If you’re a supply-chain executive seeking advice on shoring up your company’s financial condition, be careful about who’s doling out the advice.
Certain “experts” in corporate financial practices will tell you that the answer lies in slow-paying your suppliers. Think of all the things you can do with that money before finally handing it over, they say.
What they won’t tell you about are the long-term consequences of stretching out payment terms – things like an interruption in the flow of critical materials because a supplier went broke for lack of cash.
“It’s very narrow thinking that’s perpetrated by finance and treasury [advisers],” says Lisa M. Ellram, Rees Distinguished Professor of Supply Chain Management at Miami University’s Farmer School of Business in Oxford, OH. “If you want to extend payment terms, it’s ‘free money.’”

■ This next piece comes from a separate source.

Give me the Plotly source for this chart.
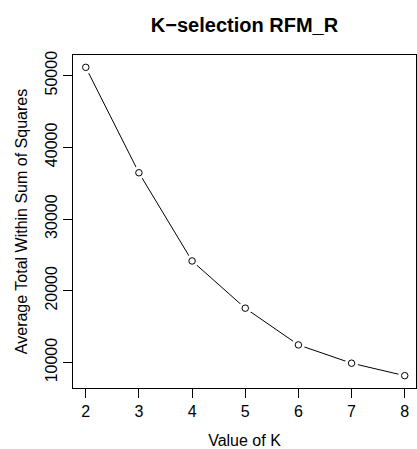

That’s not the view of Ellram or her co-editors of Supply Chain Finance: Risk Management, Resilience and Supplier Management, a compilation of perspectives on the topic. (The other editors are Wendy L. Tate, William J. Taylor Professor of Business at the University of Tennessee’s Haslam College of Business in Knoxville, and Lydia Bals, Professor of Supply Chain and Operations Management at Mainz University of Applied Sciences in Germany.)
The book takes a dual approach to financial management across the supply chain: a short-term focus on accounts payable and receivable, and a broader perspective on working-capital optimization through inventory and asset management. Some two dozen writers address such issues as mapping and managing the financial supply chain, commodity management, cyber risk, blockchain technology and cash flow optimization.
“Those who really value their supply base and want long-term relationships are all about understanding how much the cash costs different people, and whom they should be paying more quickly and slowly,” says Ellram.
She cites the example of Honda, which continued to pay key suppliers weekly or even more frequently during the last recession because it viewed those vendors as being at risk.
Ellram and her fellow editors saw the book as a means of conveying the message that “there is an opportunity for companies to be more competitive, but only by thinking about [supply chain finance] holistically.” The first chapter, focusing on risk and resilience, demonstrates how companies can calculate the cost of extending payment terms, and the ultimate impact of that practice on the organization.
Even getting suppliers to accept less money in exchange for early payment can have a long-term negative impact on their stability and reliability. “Whoever is paying the cost is going to recoup that somehow, whether in bad service, hidden hostilities or higher cost,” says Ellram.
There are times when adjusting payment schedules to suppliers makes sense. It all depends on the supplier’s and buyer’s respective cost of capital. Walmart stretched payment terms to suppliers of slow-moving goods, while simultaneously offering financing in the form of early payment in exchange for a discount. For a small or medium-sized supplier to the giant retailer, the cost of capital can run 10-12 percent, even backed by bank credit. Walmart’s cost of capital, by contrast, might be 2-3 percent. The gap gives smaller suppliers an incentive to accept a discount.
Variable discounting “is back in style,” says Ellram. “My big concern is that a lot of people haven’t done the simple math to understand how much this really costs them. They just see that they’ll get their money faster.”
Third-party intermediaries offer another solution to satisfying the needs of both suppliers and buyers. They get the buyer out of the business of financing, and take that liability off its books.
Supply-chain financing by entities other than traditional banks is an area that has grown dramatically in recent years, drawing substantial amounts of venture capital, Ellram notes. It’s especially attractive to smaller companies due to a relative lack of regulation and oversight. On the other hand, suppliers and buyers need to carefully vet prospective non-bank financing sources, to ensure that they’re stable and adequately funded.
Supply-chain finance is a discipline in constant flux. A sudden shift in economic conditions can force companies to pursue a completely different approach to managing their money.
The prospect of higher interest rates, for example, is “a huge potential issue,” says Ellram. “You’re going to start seeing more people pushing back on their financing, and evaluating it more closely.” Suppliers could decide that they can no longer accept delayed payment terms due to a higher cost of capital. In a time of increasing economic uncertainty, even the best-laid finance strategy should be considered provisional.
Many companies are only just beginning to understand the link between finance and broader supply-chain risk, Ellram says. Even now, some treasury and corporate finance departments remain unconvinced of the severity of the issue.
Ellram hopes her new book will help to advance awareness of the need for a new approach to supply-chain finance. In particular, she says, companies need to examine their relationships with key suppliers, to ensure their continuing stability and loyalty in both good times and bad.